Un autel, lui aussi orné, précède la tombe proprement dite, avec ses vases d’offrandes défiant le temps dans leur stabilité de pierre.
Après ce cheminement dans tant d’oeuvres d’art finement ciselées, la tombe nous apparaît comme humble, un bel endroit pour reposer au creux des arbres dans la belle lumière de cette contrée.
Il est possible de descendre pour voir le mausolée. Bien sûr, il ne reste plus rien des tombeaux (je ne sais pas ce qu’ils sont devenus), mais là aussi, le lieu est bien émouvant.
En annexe au mausolée, quelques salles d’exposition présentent la culture des eunuques, mais tout était en chinois, j’ai donc survolé les lieux. Je me suis quand même arrêtée devant cette sculpture de cheval, datant de l’époque Ming (1368-1644), qui a peut-être un jour eu sa place dans une voie des esprits, ravinée par le temps qui passe et nimbée de cette belle lumière d’automne.
FB

















Comme à chaque fois, c’est vraiment très impressionnant ! Tout ce faste monumental témoigne de la grandeur et du refinement de cette civilisation.

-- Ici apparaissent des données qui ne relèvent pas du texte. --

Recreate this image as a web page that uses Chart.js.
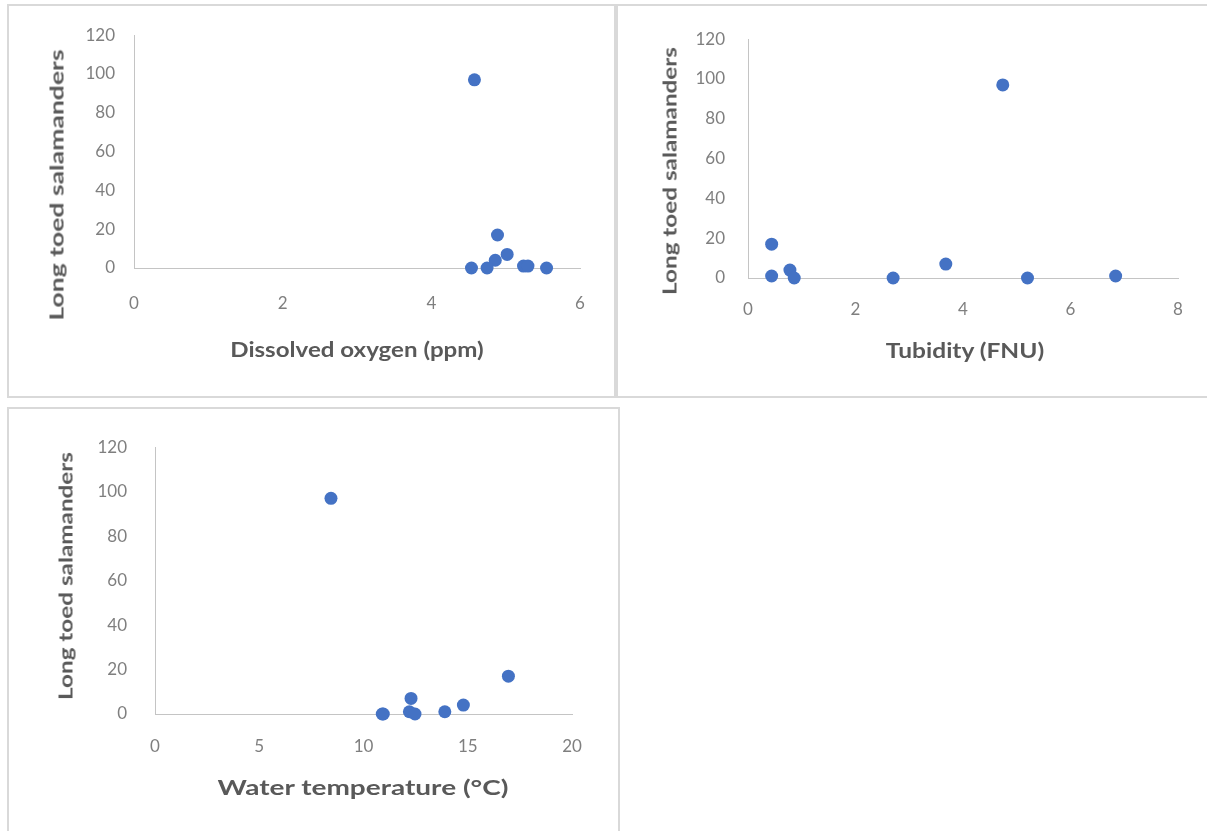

Je suis assez impressionné aussi par l’état de conservation.
Merci pour ce très beau reportage.
Merci encore une fois pour tes encouragements ! J’essaye d’explorer la capitale chinoise et c’est vraiment intéressant. Et à propos du film de Scorsese, j’ai lu ta magnifique chronique, je regrette de ne pas être en France parfois !
En lisant le texte du le Tibet, j’ai évidemment pensé à « Kundun ».